Location
- 12201 Old Henry Road Middletown, Kentucky United States

Information
- Funding type: Private school
- Religious affiliation: Catholicism
- Established: 1973; 53 years ago
- Headmaster: Michael Swearingen
- Grades: pre-school - 12
- Gender: Mixed
- Website: www.holyangelslouisville.com

= Holy Angels Academy (Louisville, Kentucky) =

Holy Angels Academy is a private, co-educational, Roman Catholic grade school and high school in Louisville, Kentucky within the Archdiocese of Louisville. Holy Angels Academy is located at 12201 Old Henry Road, Middletown, KY.

==Background==
Founded in 1973 in Louisville, Kentucky, Holy Angels Academy was established to provide a Christ-centered education in the full range of academic subjects and the doctrine and practice of the Catholic faith. In 1995 a college prep high school program in the classical tradition was added.

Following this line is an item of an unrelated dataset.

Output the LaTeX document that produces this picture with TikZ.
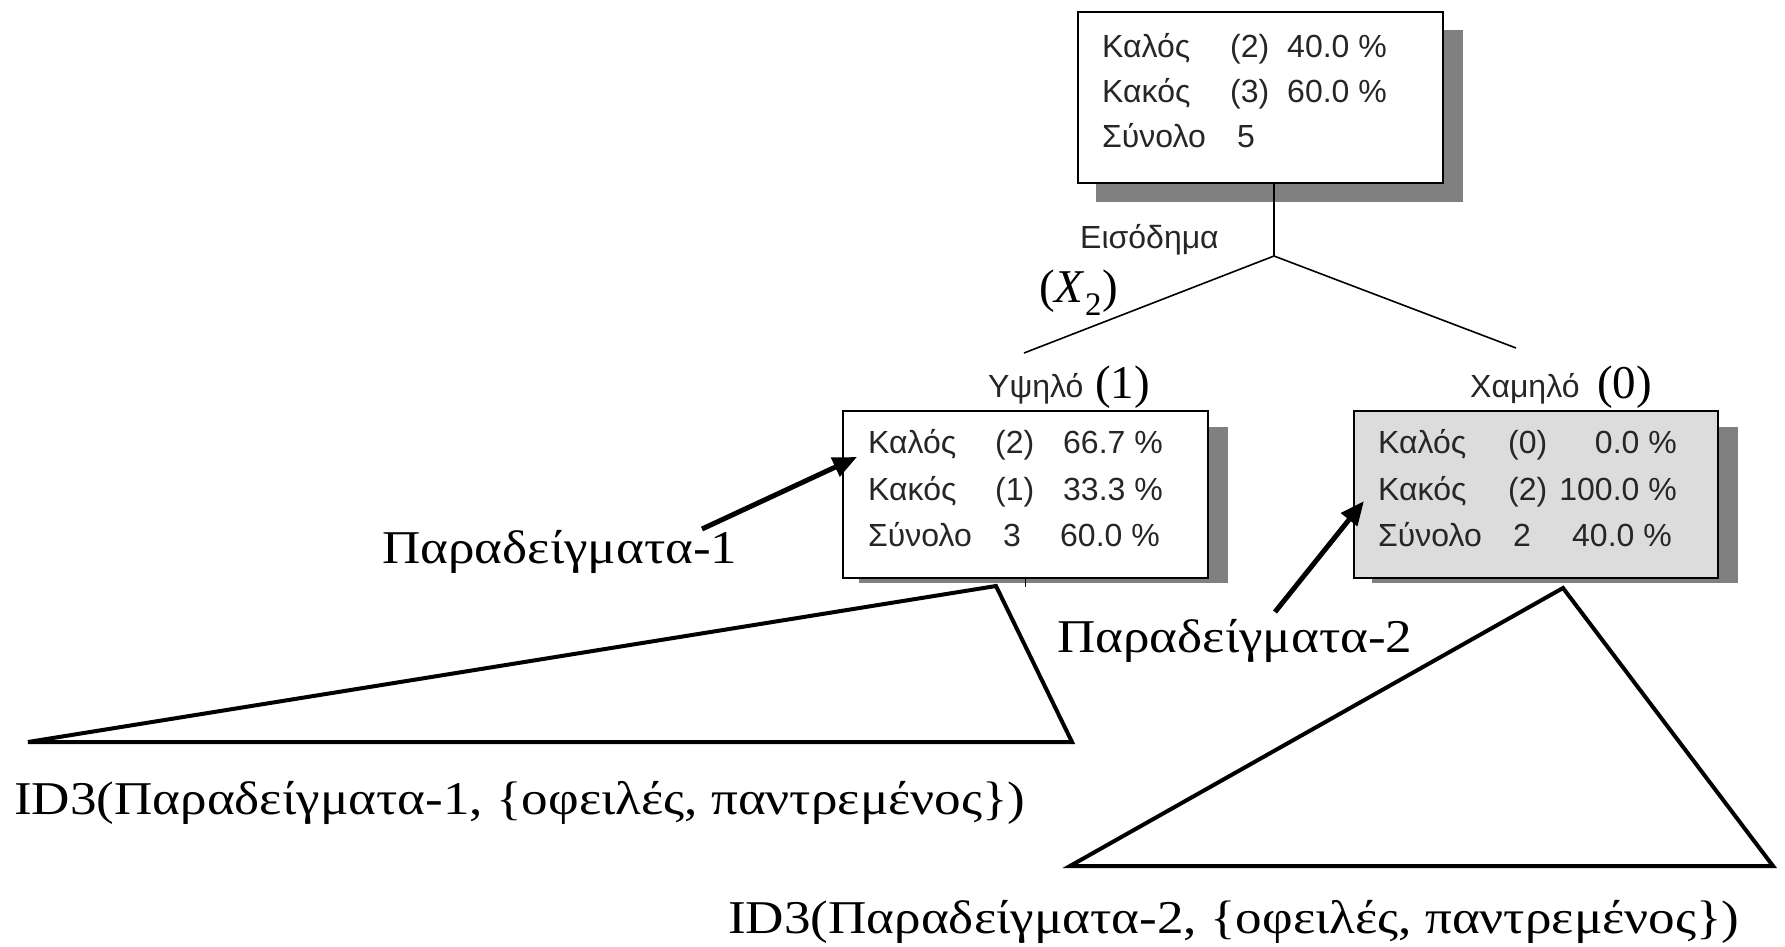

Holy Angels is a private, independent co-ed Catholic school with pre-school through grade twelve. It is recognized by the Archdiocese of Louisville and accepts the jurisdiction of the local bishop in matters relevant to instruction in Catholic doctrines and beliefs. The Academy is organized as a non-profit 501 c (3) corporation in the Commonwealth of Kentucky. Holy Angels is fully accredited with the National Association of Private Catholic and Independent Schools (NAPCIS) and abides by any regulations required by the State of Kentucky or the United States Government regarding the Academy's legal status.

In the early seventies a small group of lay faithful requested the help of a Dominican nun to establish what became Holy Angels Academy. Sister Mary Elise Groves was a founder and the first principal of Holy Angels.